▶ _Goal of the exercise_
Extract, unchanged, every line from the top of the material below through the line with "width=214pt,minimum height=88pt] (legal)", and no more.

▶ _Data provided_
————————

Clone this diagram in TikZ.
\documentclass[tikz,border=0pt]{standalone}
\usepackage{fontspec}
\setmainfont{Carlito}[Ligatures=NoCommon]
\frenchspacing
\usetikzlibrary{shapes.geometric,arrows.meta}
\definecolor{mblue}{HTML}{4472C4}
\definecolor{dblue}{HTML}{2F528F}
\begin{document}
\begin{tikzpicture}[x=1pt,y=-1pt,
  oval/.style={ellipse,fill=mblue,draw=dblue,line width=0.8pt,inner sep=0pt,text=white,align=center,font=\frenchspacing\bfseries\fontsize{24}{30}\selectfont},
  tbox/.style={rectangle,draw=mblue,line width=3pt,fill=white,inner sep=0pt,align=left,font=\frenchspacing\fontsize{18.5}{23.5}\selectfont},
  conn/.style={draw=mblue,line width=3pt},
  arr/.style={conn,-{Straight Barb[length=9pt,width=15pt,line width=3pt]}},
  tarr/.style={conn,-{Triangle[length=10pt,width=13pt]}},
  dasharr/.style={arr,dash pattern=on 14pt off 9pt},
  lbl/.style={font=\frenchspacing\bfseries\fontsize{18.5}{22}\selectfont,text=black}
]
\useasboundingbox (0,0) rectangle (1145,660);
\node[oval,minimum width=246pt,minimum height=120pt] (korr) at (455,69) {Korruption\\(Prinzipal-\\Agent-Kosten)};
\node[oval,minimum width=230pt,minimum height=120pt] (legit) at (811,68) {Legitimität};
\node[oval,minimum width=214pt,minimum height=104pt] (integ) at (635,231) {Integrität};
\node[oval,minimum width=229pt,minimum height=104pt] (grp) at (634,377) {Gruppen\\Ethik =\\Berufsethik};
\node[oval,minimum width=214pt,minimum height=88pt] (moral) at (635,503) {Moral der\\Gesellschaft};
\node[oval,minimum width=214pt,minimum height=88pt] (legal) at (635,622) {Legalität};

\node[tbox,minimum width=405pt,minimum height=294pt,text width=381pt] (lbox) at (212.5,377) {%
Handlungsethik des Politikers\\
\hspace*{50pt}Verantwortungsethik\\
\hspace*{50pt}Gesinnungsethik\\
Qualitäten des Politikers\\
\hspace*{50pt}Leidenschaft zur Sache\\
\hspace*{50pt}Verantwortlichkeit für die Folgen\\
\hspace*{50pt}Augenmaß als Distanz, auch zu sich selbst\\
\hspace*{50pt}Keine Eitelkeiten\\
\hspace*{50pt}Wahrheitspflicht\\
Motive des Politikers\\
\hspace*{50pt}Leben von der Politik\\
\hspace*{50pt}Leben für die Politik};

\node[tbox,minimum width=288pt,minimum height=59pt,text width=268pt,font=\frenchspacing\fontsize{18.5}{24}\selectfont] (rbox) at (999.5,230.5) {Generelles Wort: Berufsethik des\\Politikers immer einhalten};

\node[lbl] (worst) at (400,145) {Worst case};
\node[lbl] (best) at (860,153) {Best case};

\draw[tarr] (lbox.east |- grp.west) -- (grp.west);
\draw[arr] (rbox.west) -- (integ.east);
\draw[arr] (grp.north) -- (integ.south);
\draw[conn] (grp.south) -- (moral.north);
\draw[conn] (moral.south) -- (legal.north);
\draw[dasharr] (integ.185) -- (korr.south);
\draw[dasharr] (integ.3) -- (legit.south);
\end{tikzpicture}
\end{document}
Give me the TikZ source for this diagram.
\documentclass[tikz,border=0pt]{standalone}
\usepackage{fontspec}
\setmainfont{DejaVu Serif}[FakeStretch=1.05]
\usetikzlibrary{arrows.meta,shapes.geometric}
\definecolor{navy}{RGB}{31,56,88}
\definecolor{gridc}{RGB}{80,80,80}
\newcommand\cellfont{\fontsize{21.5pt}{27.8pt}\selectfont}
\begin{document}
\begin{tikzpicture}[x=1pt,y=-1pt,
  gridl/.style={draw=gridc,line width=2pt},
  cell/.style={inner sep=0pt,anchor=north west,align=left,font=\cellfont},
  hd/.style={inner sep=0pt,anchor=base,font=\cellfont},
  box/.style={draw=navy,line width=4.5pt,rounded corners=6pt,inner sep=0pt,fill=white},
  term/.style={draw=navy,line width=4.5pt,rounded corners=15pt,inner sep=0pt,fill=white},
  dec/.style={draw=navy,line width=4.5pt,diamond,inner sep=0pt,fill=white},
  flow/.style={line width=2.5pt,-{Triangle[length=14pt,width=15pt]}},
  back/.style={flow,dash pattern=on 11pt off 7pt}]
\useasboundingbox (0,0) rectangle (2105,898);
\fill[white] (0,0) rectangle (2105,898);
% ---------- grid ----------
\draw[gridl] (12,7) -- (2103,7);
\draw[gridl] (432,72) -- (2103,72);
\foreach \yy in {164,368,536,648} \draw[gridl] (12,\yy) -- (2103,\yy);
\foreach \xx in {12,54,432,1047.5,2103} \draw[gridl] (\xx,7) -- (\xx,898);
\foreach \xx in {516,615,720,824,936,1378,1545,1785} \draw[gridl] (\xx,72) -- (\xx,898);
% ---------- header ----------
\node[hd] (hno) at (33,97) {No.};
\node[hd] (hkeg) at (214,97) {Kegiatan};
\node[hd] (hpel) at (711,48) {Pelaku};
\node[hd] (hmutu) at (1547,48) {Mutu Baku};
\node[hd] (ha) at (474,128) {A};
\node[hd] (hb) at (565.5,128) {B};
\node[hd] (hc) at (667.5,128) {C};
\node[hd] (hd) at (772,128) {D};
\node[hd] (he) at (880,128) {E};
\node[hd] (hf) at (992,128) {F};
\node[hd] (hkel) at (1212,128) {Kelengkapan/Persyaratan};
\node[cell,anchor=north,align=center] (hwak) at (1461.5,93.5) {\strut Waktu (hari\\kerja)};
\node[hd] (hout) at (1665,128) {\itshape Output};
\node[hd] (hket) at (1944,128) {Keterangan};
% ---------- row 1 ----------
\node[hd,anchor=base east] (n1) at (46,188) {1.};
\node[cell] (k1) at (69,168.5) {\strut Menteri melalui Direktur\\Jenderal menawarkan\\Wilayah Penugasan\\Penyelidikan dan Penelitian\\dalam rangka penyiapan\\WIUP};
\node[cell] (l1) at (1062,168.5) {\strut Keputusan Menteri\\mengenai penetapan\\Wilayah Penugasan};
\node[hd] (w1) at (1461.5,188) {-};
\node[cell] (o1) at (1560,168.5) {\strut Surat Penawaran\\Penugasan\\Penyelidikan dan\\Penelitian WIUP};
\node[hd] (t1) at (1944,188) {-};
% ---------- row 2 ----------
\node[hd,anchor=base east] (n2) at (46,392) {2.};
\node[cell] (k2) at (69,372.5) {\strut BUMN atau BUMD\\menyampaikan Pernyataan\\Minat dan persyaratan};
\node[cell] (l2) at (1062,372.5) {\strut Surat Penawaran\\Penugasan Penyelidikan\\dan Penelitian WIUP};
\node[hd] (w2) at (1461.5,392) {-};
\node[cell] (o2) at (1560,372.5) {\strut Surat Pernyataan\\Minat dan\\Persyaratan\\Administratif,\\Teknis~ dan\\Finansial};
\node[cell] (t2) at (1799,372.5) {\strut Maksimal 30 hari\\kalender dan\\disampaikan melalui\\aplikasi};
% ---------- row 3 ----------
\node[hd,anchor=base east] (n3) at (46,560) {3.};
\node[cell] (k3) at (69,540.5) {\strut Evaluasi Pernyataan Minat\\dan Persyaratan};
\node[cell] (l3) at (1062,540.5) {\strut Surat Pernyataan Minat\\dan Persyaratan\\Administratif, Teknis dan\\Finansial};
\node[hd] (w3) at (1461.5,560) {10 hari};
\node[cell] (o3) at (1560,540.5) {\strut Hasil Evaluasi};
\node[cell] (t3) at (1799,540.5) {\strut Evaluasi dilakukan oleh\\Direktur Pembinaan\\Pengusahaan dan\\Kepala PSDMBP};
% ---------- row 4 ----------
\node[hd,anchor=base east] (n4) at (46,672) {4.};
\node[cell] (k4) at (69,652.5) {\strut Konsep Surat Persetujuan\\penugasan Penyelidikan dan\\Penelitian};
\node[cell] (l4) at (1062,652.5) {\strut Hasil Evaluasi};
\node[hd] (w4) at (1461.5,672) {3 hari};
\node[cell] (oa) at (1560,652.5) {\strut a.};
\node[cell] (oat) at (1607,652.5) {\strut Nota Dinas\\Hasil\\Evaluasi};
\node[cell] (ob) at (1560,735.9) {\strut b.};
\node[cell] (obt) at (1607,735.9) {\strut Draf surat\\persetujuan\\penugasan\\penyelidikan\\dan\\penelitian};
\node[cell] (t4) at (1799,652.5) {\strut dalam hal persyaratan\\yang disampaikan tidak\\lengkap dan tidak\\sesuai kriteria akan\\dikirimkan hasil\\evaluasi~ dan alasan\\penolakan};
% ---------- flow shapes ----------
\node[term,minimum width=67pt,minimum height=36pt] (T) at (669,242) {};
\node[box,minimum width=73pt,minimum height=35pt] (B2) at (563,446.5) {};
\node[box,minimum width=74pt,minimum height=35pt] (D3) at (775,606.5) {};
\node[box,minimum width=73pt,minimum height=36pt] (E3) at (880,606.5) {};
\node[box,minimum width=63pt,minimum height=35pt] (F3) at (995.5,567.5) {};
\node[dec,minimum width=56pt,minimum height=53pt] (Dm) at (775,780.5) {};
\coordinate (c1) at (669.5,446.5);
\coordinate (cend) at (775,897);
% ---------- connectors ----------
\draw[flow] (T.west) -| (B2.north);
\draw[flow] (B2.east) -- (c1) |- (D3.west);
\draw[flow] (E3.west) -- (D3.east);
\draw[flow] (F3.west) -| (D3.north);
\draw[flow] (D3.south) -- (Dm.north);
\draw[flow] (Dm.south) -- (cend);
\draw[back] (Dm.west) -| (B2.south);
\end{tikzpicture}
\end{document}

————————

▶ _The solution_
Clone this diagram in TikZ.
\documentclass[tikz,border=0pt]{standalone}
\usepackage{fontspec}
\setmainfont{Carlito}[Ligatures=NoCommon]
\frenchspacing
\usetikzlibrary{shapes.geometric,arrows.meta}
\definecolor{mblue}{HTML}{4472C4}
\definecolor{dblue}{HTML}{2F528F}
\begin{document}
\begin{tikzpicture}[x=1pt,y=-1pt,
  oval/.style={ellipse,fill=mblue,draw=dblue,line width=0.8pt,inner sep=0pt,text=white,align=center,font=\frenchspacing\bfseries\fontsize{24}{30}\selectfont},
  tbox/.style={rectangle,draw=mblue,line width=3pt,fill=white,inner sep=0pt,align=left,font=\frenchspacing\fontsize{18.5}{23.5}\selectfont},
  conn/.style={draw=mblue,line width=3pt},
  arr/.style={conn,-{Straight Barb[length=9pt,width=15pt,line width=3pt]}},
  tarr/.style={conn,-{Triangle[length=10pt,width=13pt]}},
  dasharr/.style={arr,dash pattern=on 14pt off 9pt},
  lbl/.style={font=\frenchspacing\bfseries\fontsize{18.5}{22}\selectfont,text=black}
]
\useasboundingbox (0,0) rectangle (1145,660);
\node[oval,minimum width=246pt,minimum height=120pt] (korr) at (455,69) {Korruption\\(Prinzipal-\\Agent-Kosten)};
\node[oval,minimum width=230pt,minimum height=120pt] (legit) at (811,68) {Legitimität};
\node[oval,minimum width=214pt,minimum height=104pt] (integ) at (635,231) {Integrität};
\node[oval,minimum width=229pt,minimum height=104pt] (grp) at (634,377) {Gruppen\\Ethik =\\Berufsethik};
\node[oval,minimum width=214pt,minimum height=88pt] (moral) at (635,503) {Moral der\\Gesellschaft};
\node[oval,minimum width=214pt,minimum height=88pt] (legal) at (635,622) {Legalität};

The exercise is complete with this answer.